Door José de Bruin
Willemstad - Een bakkerij, een ziekenhuis, een tandarts en een sportruimte: je kunt het zo gek niet bedenken of het bevindt zich aan boord van het Joint Support Ship (JSS) Karel Doorman.
Het grootste schip van de marine was kort op Curaçao om warmweerbeproevingen te doen. Vrijdag mochten genodigden een kijkje nemen op het imposante schip.
En imposant is het zeker met zijn 204,7 meter lengte en de brug op ruim 30 meter hoog. Het was vijf dagen op Curaçao om te testen. Het schip is nog relatief nieuw, op 8 maart 2014 werd het gedoopt in Vlissingen door minister van Defensie Jeanine Hennis-Plasschaert. En ondanks de inzet in de strijd tegen ebola in West-Afrika waarbij het hulpgoederen verscheepte, moest het schip nog alsnog warmweerbeproevingen doorstaan.
Dus werd het schip volgehangen met meetapparatuur en werd er op verschillende snelheden en onder verschillende omstandigheden gevaren. Over de resultaten van die metingen werd tijdens de relatiedag vrijdag niet ingegaan.
Het vaartuig vervangt het in 2012 uit dienst gestelde Zuiderkruis en is met een waterverplaatsing van 27.800 ton het grootste schip dat de Nederlandse Marine ooit heeft gehad. Na de nodige trappen te hebben beklommen, komen de bezoekers aan bij het knooppunt van het schip op zo’n 30 meter hoogte. Spectaculair is niet alleen het uitzicht vanaf de brug maar ook de apparatuur. De radar, het roer, maar ook de beelden van de vele camera’s die in het schip hangen zijn allemaal te zien op grote schermen in de brug. Hoe geavanceerd ook, de menselijke touch blijft altijd nodig, wordt uitgelegd. Want de radar vangt heel erg veel op, maar kan bij hele hoge golfen wel eens een kleine vissersboot over het hoofd zien. Daarom zijn er vanaf de brug continue menselijke ogen op het water gericht.

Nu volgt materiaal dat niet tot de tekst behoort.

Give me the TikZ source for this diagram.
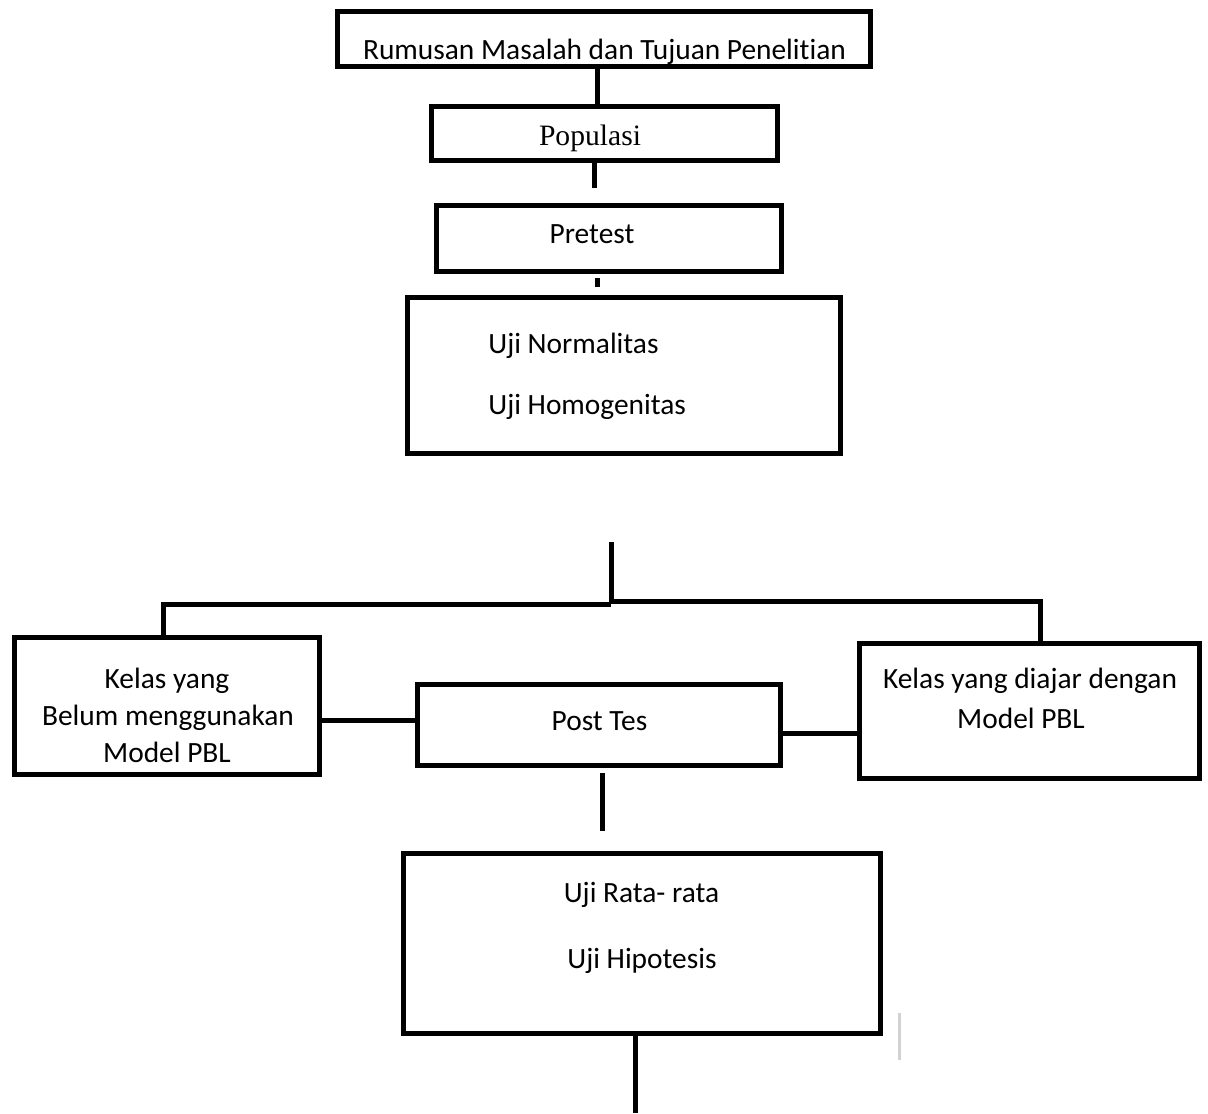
\documentclass[tikz,border=0pt]{standalone}
\usepackage{fontspec}
\setmainfont[Ligatures=NoCommon]{Carlito}
\newfontfamily\timesfont{Liberation Serif}
\begin{document}
\begin{tikzpicture}[x=0.5pt, y=-0.5pt,
	box/.style={draw, line width=2.5pt, inner sep=0pt},
	lbl/.style={inner sep=0pt, anchor=base, font=\fontsize{14.7}{17}\selectfont},
	link/.style={line width=2.5pt},
	faint/.style={line width=1.5pt, gray!35}]
	\useasboundingbox (0, 0) rectangle (1208, 1113);
	\node[box, minimum width=266.5pt, minimum height=27.5pt] (0) at (604, 39) {};
	\node[box, minimum width=173pt, minimum height=27pt] (1) at (604.5, 133.5) {};
	\node[box, minimum width=172.5pt, minimum height=33pt] (2) at (609, 238.5) {};
	\node[box, minimum width=216.5pt, minimum height=78pt] (3) at (624, 375.5) {};
	\node[box, minimum width=152.5pt, minimum height=68.5pt] (4) at (167, 706) {};
	\node[box, minimum width=181.5pt, minimum height=40.5pt] (5) at (599, 725) {};
	\node[box, minimum width=170pt, minimum height=67.5pt] (6) at (1029.5, 711) {};
	\node[box, minimum width=238.5pt, minimum height=90pt] (7) at (642, 943.5) {};
	\node[lbl] (8) at (604.5, 60) {Rumusan Masalah dan Tujuan Penelitian};
	\node[lbl, font=\timesfont\fontsize{14.8}{17}\selectfont] (9) at (590, 145) {Populasi};
	\node[lbl] (10) at (592, 243) {Pretest};
	\node[lbl, anchor=base west] (11) at (488, 353) {Uji Normalitas};
	\node[lbl, anchor=base west] (12) at (488, 414) {Uji Homogenitas};
	\node[lbl] (13) at (167, 688) {Kelas yang};
	\node[lbl] (14) at (168, 725) {Belum menggunakan};
	\node[lbl] (15) at (167, 762) {Model PBL};
	\node[lbl] (16) at (599.5, 730) {Post Tes};
	\node[lbl] (17) at (1030, 688) {Kelas yang diajar dengan};
	\node[lbl] (18) at (1021, 728) {Model PBL};
	\node[lbl] (19) at (641.5, 902) {Uji Rata- rata};
	\node[lbl] (20) at (642, 968) {Uji Hipotesis};
	\coordinate (21) at (597, 0);
	\coordinate (22) at (594, 188);
	\coordinate (23) at (597, 278);
	\coordinate (24) at (597, 287);
	\coordinate (25) at (611, 542);
	\coordinate (26) at (611, 604);
	\coordinate (27) at (611, 601);
	\coordinate (28) at (163, 604);
	\coordinate (29) at (1040, 601);
	\coordinate (30) at (370, 720);
	\coordinate (31) at (820, 733);
	\coordinate (32) at (602, 773);
	\coordinate (33) at (602, 831);
	\coordinate (34) at (635, 1113);
	\coordinate (35) at (899, 1013);
	\coordinate (36) at (899, 1060);
	\draw[link] (0.south -| 21) to (1.north -| 21);
	\draw[link] (1.south -| 22) to (22);
	\draw[link] (23) to (24);
	\draw[link] (25) to (26);
	\draw[link] (4.north -| 28) to (28) to (26);
	\draw[link] (27) to (29) to (6.north -| 29);
	\draw[link] (4.east |- 30) to (5.west |- 30);
	\draw[link] (5.east |- 31) to (6.west |- 31);
	\draw[link] (32) to (33);
	\draw[link] (7.south -| 34) to (34);
	\draw[faint] (35) to (36);
\end{tikzpicture}
\end{document}
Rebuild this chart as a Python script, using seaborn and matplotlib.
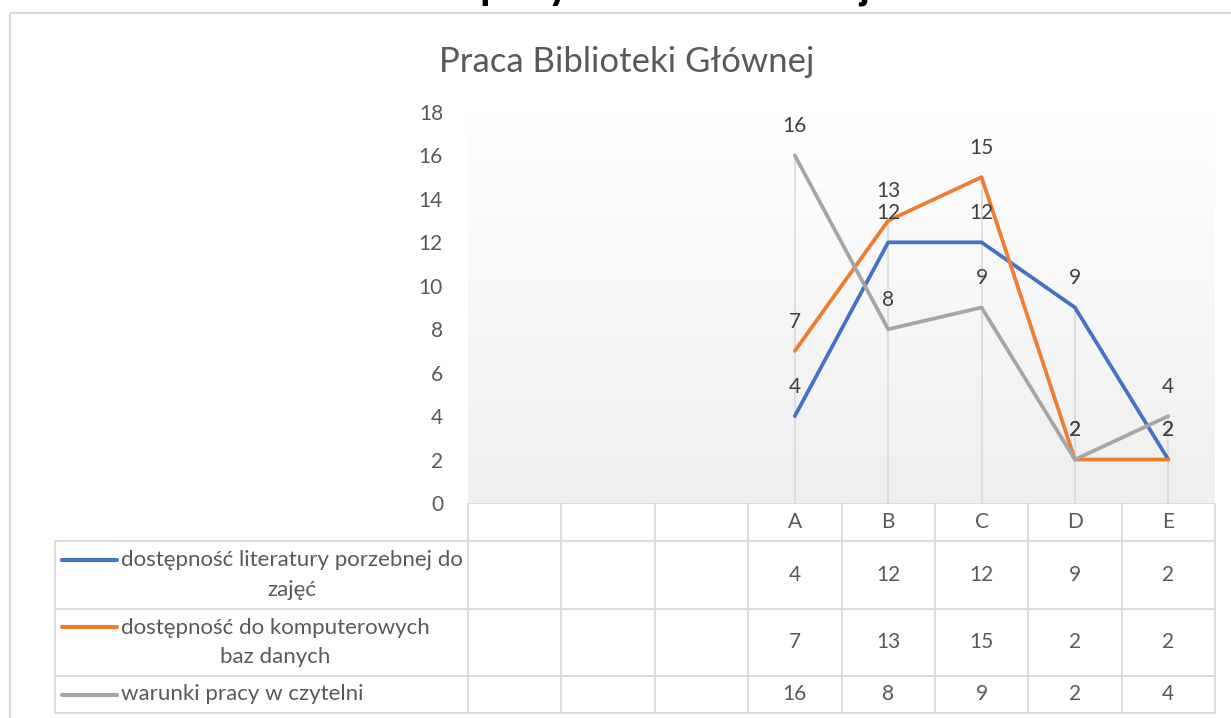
import matplotlib

matplotlib.use("Agg")
import matplotlib.pyplot as plt
import numpy as np
import pandas as pd
import seaborn as sns
from matplotlib.colors import LinearSegmentedColormap
from matplotlib.patches import Rectangle

# --- data -------------------------------------------------------------
categories = ["", "", "", "A", "B", "C", "D", "E"]
series_names = [
    "dostępność literatury porzebnej do\nzajęć",
    "dostępność do komputerowych\nbaz danych",
    "warunki pracy w czytelni",
]
literatura = [np.nan, np.nan, np.nan, 4, 12, 12, 9, 2]
komputery = [np.nan, np.nan, np.nan, 7, 13, 15, 2, 2]
czytelnia = [np.nan, np.nan, np.nan, 16, 8, 9, 2, 4]
colors = ["#4472C4", "#ED7D31", "#A5A5A5"]

series_values = [literatura, komputery, czytelnia]
df = pd.concat(
    [
        pd.DataFrame({"pos": range(len(categories)), "value": vals, "series": name})
        for name, vals in zip(series_names, series_values)
    ],
    ignore_index=True,
)

# --- layout (pixels) --------------------------------------------------
W, H = 1231, 718
PL, PR, PT, PB = 468, 1215, 112, 503
TABLE_L = 55
ROW_EDGES = [PB, 541, 609, 676, 713]
TXT = "#595959"
GRID = "#d9d9d9"
NUM_FS = 15

sns.set_theme(style="white")
plt.rcParams["font.family"] = ["Lato", "DejaVu Sans"]

fig = plt.figure(figsize=(W / 100, H / 100), dpi=100)

# overlay in pixel coordinates for border and data table
tab = fig.add_axes([0, 0, 1, 1])
tab.set_xlim(0, W)
tab.set_ylim(H, 0)
tab.axis("off")

ax = fig.add_axes([PL / W, 1 - PB / H, (PR - PL) / W, (PB - PT) / H])
n = len(categories)

# plot area gradient
cmap = LinearSegmentedColormap.from_list("bg", ["#ffffff", "#efefef"])
grad = np.linspace(1, 0, 256).reshape(-1, 1)
ax.imshow(grad, extent=[-0.5, n - 0.5, 0, 18], origin="lower", aspect="auto",
          cmap=cmap, zorder=0)

# drop lines
max_vals = df.groupby("pos")["value"].max().dropna()
ax.vlines(max_vals.index, 0, max_vals.values, color=GRID, lw=1.2, zorder=1)

sns.lineplot(data=df.dropna(), x="pos", y="value", hue="series", palette=colors,
             linewidth=2.7, legend=False, ax=ax, zorder=3)
for line in ax.lines:
    line.set_solid_joinstyle("round")

for vals in series_values:
    for i, v in enumerate(vals):
        if np.isnan(v):
            continue
        ax.annotate(f"{v:g}", (i, v), xytext=(0, 21), textcoords="offset points",
                    ha="center", va="center", fontsize=NUM_FS, color="#404040",
                    zorder=4)

ax.set_xlim(-0.5, n - 0.5)
ax.set_ylim(0, 18)
ax.set_yticks(range(0, 19, 2))
ax.tick_params(axis="y", labelsize=NUM_FS, labelcolor=TXT, length=0, pad=18)
ax.set_xticks([])
ax.set_xlabel("")
ax.set_ylabel("")
for s in ax.spines.values():
    s.set_visible(False)

# titles
fig.text(620 / W, 1 + 1 / H, "Ocena pracy Biblioteki Głównej", ha="center",
         va="baseline", fontsize=25, fontweight="heavy", color="black")
fig.text(627 / W, 1 - 62 / H, "Praca Biblioteki Głównej", ha="center",
         va="center", fontsize=25, color=TXT)

# chart border
tab.add_patch(Rectangle((10, 13), W, H, fill=False, edgecolor=GRID, lw=1.5))

# data table
cw = (PR - PL) / n
tab.hlines(ROW_EDGES[0], PL, PR, color=GRID, lw=1.3)
tab.hlines(ROW_EDGES[1:], TABLE_L, PR, color=GRID, lw=1.3)
tab.vlines([PL + k * cw for k in range(n + 1)], ROW_EDGES[0], ROW_EDGES[-1],
           color=GRID, lw=1.3)
tab.vlines(TABLE_L, ROW_EDGES[1], ROW_EDGES[-1], color=GRID, lw=1.3)

hy = (ROW_EDGES[0] + ROW_EDGES[1]) / 2
for i, c in enumerate(categories):
    tab.text(PL + (i + 0.5) * cw, hy, c, ha="center", va="center",
             fontsize=NUM_FS, color=TXT)

for r, (name, vals, col) in enumerate(zip(series_names, series_values, colors)):
    cy = (ROW_EDGES[r + 1] + ROW_EDGES[r + 2]) / 2
    nlines = name.count("\n") + 1
    ky = cy - (nlines - 1) * 31 / 2
    tab.plot([62, 117], [ky, ky], color=col, lw=3, solid_capstyle="round")
    tab.text(121, cy, name, ha="left", va="center", multialignment="center",
             fontsize=16, color=TXT, linespacing=1.6)
    for i, v in enumerate(vals):
        if np.isnan(v):
            continue
        tab.text(PL + (i + 0.5) * cw, cy, f"{v:g}", ha="center", va="center",
                 fontsize=NUM_FS, color=TXT)

fig.savefig("out.png", dpi=100)
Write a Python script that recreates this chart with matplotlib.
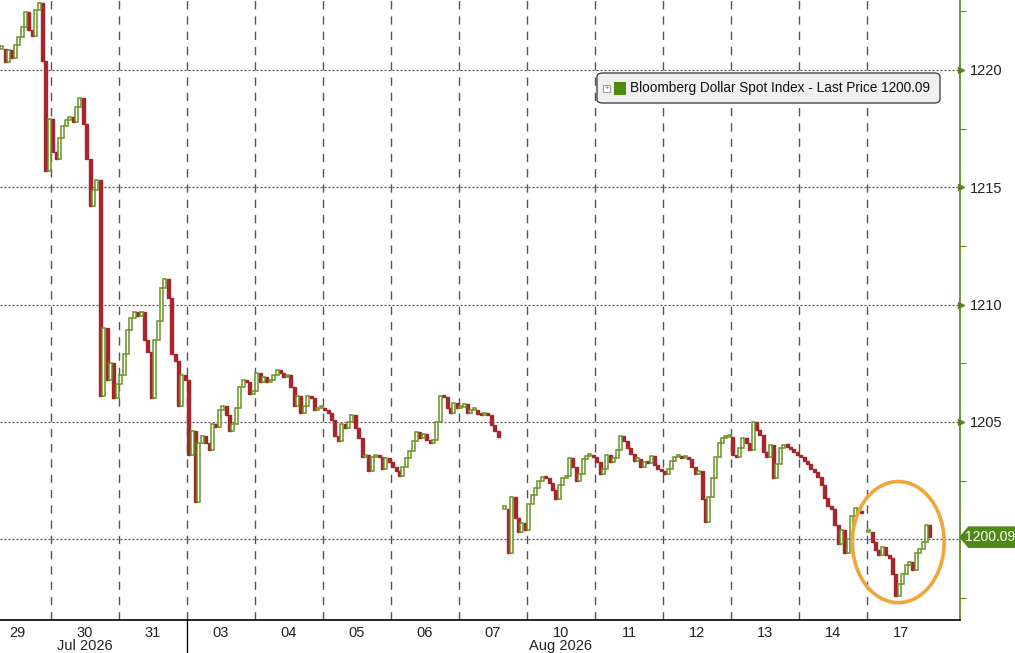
import numpy as np
import matplotlib.pyplot as plt
import matplotlib.transforms as mtransforms
from matplotlib.patches import Ellipse, FancyBboxPatch, Polygon, Rectangle

plt.rcParams['font.family'] = ['Liberation Sans', 'DejaVu Sans']

day_labels = ["29", "30", "31", "03", "04", "05", "06", "07",
              "10", "11", "12", "13", "14", "17"]
month_labels = {1: "Jul 2026", 8: "Aug 2026"}
series_name = "Bloomberg Dollar Spot Index - Last Price"
last_price = 1200.09

# closes, ~20 bars per session (nan = price gap)
jul29 = [1220.9, 1220.35, 1220.85, 1220.5, 1221.05, 1221.4, 1221.85, 1222.45,
         1221.7, 1221.45, 1222.55, 1222.85, 1220.4, 1215.7, 1217.9]
jul30 = [1216.5, 1216.2, 1217.1, 1217.6, 1217.85, 1218.0, 1217.8, 1218.4,
         1218.8, 1217.7, 1216.2, 1214.2, 1214.9, 1215.3, 1206.1, 1209.0,
         1206.8, 1207.5, 1206.0, 1206.6]
jul31 = [1207.0, 1207.9, 1208.9, 1209.45, 1209.7, 1209.5, 1209.7, 1208.5,
         1208.0, 1206.0, 1208.5, 1209.3, 1210.7, 1211.1, 1210.3, 1207.9,
         1207.6, 1205.7, 1207.0, 1206.8]
aug03 = [1203.6, 1204.6, 1201.6, 1204.1, 1204.4, 1204.1, 1203.8, 1204.9,
         1204.8, 1205.5, 1205.7, 1205.3, 1204.6, 1204.9, 1205.6, 1206.5,
         1206.8, 1206.7, 1206.2, 1206.3]
aug04 = [1207.1, 1206.7, 1206.9, 1206.7, 1206.8, 1207.0, 1207.2, 1207.1,
         1206.9, 1207.0, 1206.5, 1205.7, 1206.1, 1205.4, 1205.7, 1206.1,
         1206.0, 1205.5, 1205.6, 1205.6]
aug05 = [1205.5, 1205.4, 1205.1, 1204.4, 1204.2, 1204.9, 1204.75, 1205.0,
         1205.3, 1204.75, 1204.3, 1203.5, 1203.6, 1202.9, 1203.5, 1203.6,
         1203.5, 1203.0, 1203.45, 1203.3]
aug06 = [1203.1, 1202.9, 1202.7, 1203.1, 1203.45, 1203.75, 1204.2, 1204.55,
         1204.3, 1204.5, 1204.25, 1204.1, 1204.25, 1205.0, 1206.1, 1206.05,
         1205.6, 1205.4, 1205.8, 1205.6]
aug07 = [1205.65, 1205.75, 1205.4, 1205.5, 1205.5, 1205.35, 1205.3, 1205.4,
         1205.3, 1204.85, 1204.6, 1204.35, np.nan, 1201.3, 1199.4, 1201.8,
         1200.9, 1200.3, 1200.7, 1200.4]
aug10 = [1201.5, 1201.9, 1202.2, 1202.5, 1202.65, 1202.6, 1202.4, 1202.1,
         1201.7, 1202.3, 1202.6, 1202.7, 1203.45, 1203.1, 1202.5, 1202.8,
         1203.4, 1203.55, 1203.55, 1203.5]
aug11 = [1203.3, 1202.8, 1203.0, 1203.6, 1203.3, 1203.45, 1203.8, 1204.4,
         1204.2, 1203.9, 1203.65, 1203.35, 1203.4, 1203.1, 1203.3, 1203.25,
         1203.55, 1203.15, 1203.0, 1202.9]
aug12 = [1202.8, 1203.0, 1203.35, 1203.5, 1203.5, 1203.45, 1203.45, 1203.4,
         1203.1, 1202.8, 1202.9, 1201.7, 1200.75, 1201.8, 1202.6, 1203.5,
         1204.1, 1204.3, 1204.35, 1204.35]
aug13 = [1203.6, 1203.5, 1203.9, 1204.3, 1204.1, 1203.8, 1205.0, 1204.65,
         1204.45, 1203.7, 1203.5, 1204.0, 1202.6, 1203.2, 1203.9, 1204.0,
         1203.95, 1203.85, 1203.7, 1203.6]
aug14 = [1203.5, 1203.35, 1203.2, 1203.0, 1202.85, 1202.65, 1202.3, 1201.75,
         1201.4, 1201.3, 1200.6, 1199.8, 1200.4, 1199.4, 1200.0, 1201.0,
         1201.35, 1201.2, 1201.1, np.nan]
aug17 = [1200.3, 1199.9, 1199.55, 1199.35, 1199.65, 1199.35, 1199.2, 1198.5,
         1197.6, 1198.1, 1198.5, 1198.9, 1199.05, 1198.7, 1199.4, 1199.6,
         1199.9, 1200.6, 1200.09]
sessions = [jul29, jul30, jul31, aug03, aug04, aug05, aug06, aug07,
            aug10, aug11, aug12, aug13, aug14, aug17]

green = "#6a9224"
red = "#a5262c"
slots = 20

# bar times in trading-day units (first session is cut off on the left)
xs, closes = [], []
for i, vals in enumerate(sessions):
    offset = slots - len(vals) if i == 0 else 0
    for k, v in enumerate(vals):
        xs.append(i + (offset + k + 0.5) / slots)
        closes.append(v)
xs = np.array(xs)
closes = np.array(closes)
opens = np.r_[closes[0], closes[:-1]]
opens = np.where(np.isnan(opens), closes, opens)

fig = plt.figure(figsize=(10.15, 6.53), dpi=100)
ax = fig.add_axes([0, 33 / 653, 960 / 1015, 620 / 653])
ax.set_xlim(0.25, 14.368)
ax.set_ylim(1196.56, 1222.98)

# grid
for d in range(1, 14):
    ax.axvline(d, color="#555555", lw=1.0, dashes=(6, 5), zorder=1)
for lvl in [1200, 1205, 1210, 1215, 1220]:
    ax.axhline(lvl, color="#555555", lw=0.9, dashes=(1.6, 1.6), zorder=1)

# candles
ok = ~np.isnan(closes)
up = ok & (closes >= opens)
dn = ok & (closes < opens)
w = 0.9 / slots
bottom = np.minimum(opens, closes)
height = np.maximum(np.abs(closes - opens), 0.1)
ax.bar(xs[dn], height[dn], w, bottom[dn], color=red, edgecolor=red,
       linewidth=1.0, zorder=3)
ax.bar(xs[up], height[up], w, bottom[up], color="white", edgecolor=green,
       linewidth=1.1, zorder=4)

# highlight
ax.add_patch(Ellipse((13.46, 1199.88), 1.35, 5.16, fill=False,
                     edgecolor="#f2a53a", lw=2.6, zorder=5))

# axes styling
for s in ["top", "left"]:
    ax.spines[s].set_visible(False)
ax.spines["right"].set_color("#5d7f1e")
ax.spines["right"].set_linewidth(1.2)
ax.spines["bottom"].set_color("black")
ax.spines["bottom"].set_linewidth(1.2)

ax.set_xticks(np.arange(len(day_labels)) + 0.5)
ax.set_xticklabels(day_labels, fontsize=10.5, color="#222222")
ax.tick_params(axis="x", length=0, pad=4)

ax.yaxis.tick_right()
ax.set_yticks([1205, 1210, 1215, 1220])
ax.set_yticklabels(["1205", "1210", "1215", "1220"], fontsize=10.5,
                   color="#222222")
ax.set_yticks([1197.5, 1202.5, 1207.5, 1212.5, 1217.5, 1222.5], minor=True)
ax.tick_params(axis="y", which="major", length=0, pad=7)
ax.tick_params(axis="y", which="minor", length=4, direction="out",
               color="#5d7f1e", width=0.8)

trans = mtransforms.blended_transform_factory(ax.transAxes, ax.transData)
ax.plot([1.001] * 4, [1205, 1210, 1215, 1220], marker=">", ls="none",
        ms=5, color="#5d7f1e", transform=trans, clip_on=False, zorder=6)

# month labels and separator
xtrans = mtransforms.blended_transform_factory(ax.transData, ax.transAxes)
ax.plot([3, 3], [0, -0.06], color="black", lw=1.0, transform=xtrans,
        clip_on=False)
for d, lab in month_labels.items():
    ax.text(d + 0.5, -0.042, lab, transform=xtrans, ha="center",
            va="center", fontsize=10.5, color="#222222")

# last price tag
hh = 0.43
tag = Polygon([(1.0, last_price), (1.009, last_price + hh),
               (1.06, last_price + hh), (1.06, last_price - hh),
               (1.009, last_price - hh)], closed=True,
              facecolor="#4f8a16", edgecolor="#4f8a16",
              transform=trans, clip_on=False, zorder=7)
ax.add_patch(tag)
ax.text(1.0315, last_price, f"{last_price:.2f}", transform=trans,
        ha="center", va="center", fontsize=10, color="white", zorder=8)

# legend box
box = FancyBboxPatch((597 / 960, 517 / 620), 343 / 960, 30 / 620,
                     boxstyle="round,pad=0,rounding_size=0.006",
                     transform=ax.transAxes, facecolor="#f0f0f0",
                     edgecolor="#333333", lw=0.9, zorder=7)
ax.add_patch(box)
ax.add_patch(Rectangle((603 / 960, 528 / 620), 7 / 960, 7 / 620,
                       transform=ax.transAxes, facecolor="white",
                       edgecolor="#888888", lw=0.6, zorder=8))
ax.text(606.5 / 960, 531.5 / 620, "+", transform=ax.transAxes, ha="center",
        va="center", fontsize=5.5, color="#666666", zorder=9)
ax.add_patch(Rectangle((614 / 960, 525 / 620), 12 / 960, 13 / 620,
                       transform=ax.transAxes, facecolor="#4e8a10",
                       edgecolor="none", zorder=8))
ax.text(630 / 960, 532 / 620, f"{series_name} {last_price:.2f}",
        transform=ax.transAxes, ha="left", va="center", fontsize=9.8,
        color="#111111", zorder=9)

fig.savefig("out.png", dpi=100)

Ondanks de code geel die vrijdag was afgegeven, lag de boot opvallend stabiel. Helemaal in de brug kon af en toe een lichte deining worden waargenomen, maar daarmee is ook alles gezegd.
Comfortabel is daarmee het vaartuig voor het personeel: en aan alles onderweg is gedacht. Voor de hoger geplaatste leden is er een speciale woonkamer, er is een uitgebreide sportzaal voor de mariniers en er is zelfs elke ochtend vers gebakken brood uit de speciale bakkerij. En last van een gaatje? Dan is er zelfs een tandarts aan boord. Dit is er uiteraard niet allemaal alleen voor het personeel. De 300 mensen die aan boord kunnen verblijven, kunnen allemaal worden voorzien, maar het is vooral om de naam van het bevoorradingsschip eer aan te doen: te bevoorraden. Schepen kunnen op zee van alles worden voorzien, zowel van voedsel als drinkwater en brandstof.
Er kunnen ook meerdere helikopters op het achterdek van het schip landen. Tevens kunnen er vanaf het achterdek voertuigen naar het lager liggende dek worden getransporteerd door middel van een heel grote lift.
Dat lager liggende dek is erg belangrijk, dit zogenoemde G-dek is het algemene deel. En zo wordt verteld, daar waar de valreep (voor niet marinemensen: de loopplank) op uitkomt. In dit ruim worden goederen en voertuigen opgeborgen. Nu staan er oude spullen opgehaald van de diverse defensiecomplexen van Aruba, Sint Maarten en Curaçao. Deze spullen zijn in de plaats gekomen van de nieuwe goederen die zijn afgeleverd, zo zijn er behalve onderdelen en andere benodigdheden, ook ambulances afgeleverd op Aruba.
Het is na de relatiedag nog even aanpoten voor de bemanning van de Zr.Ms. Karel Doorman: op 10 juli moet er thuis, in Den Helder, worden aangemeerd. Daarom zal wel iets harder dan normaal gesproken worden gevaren. Het schip zal dan zo’n 32 kilometer per uur halen.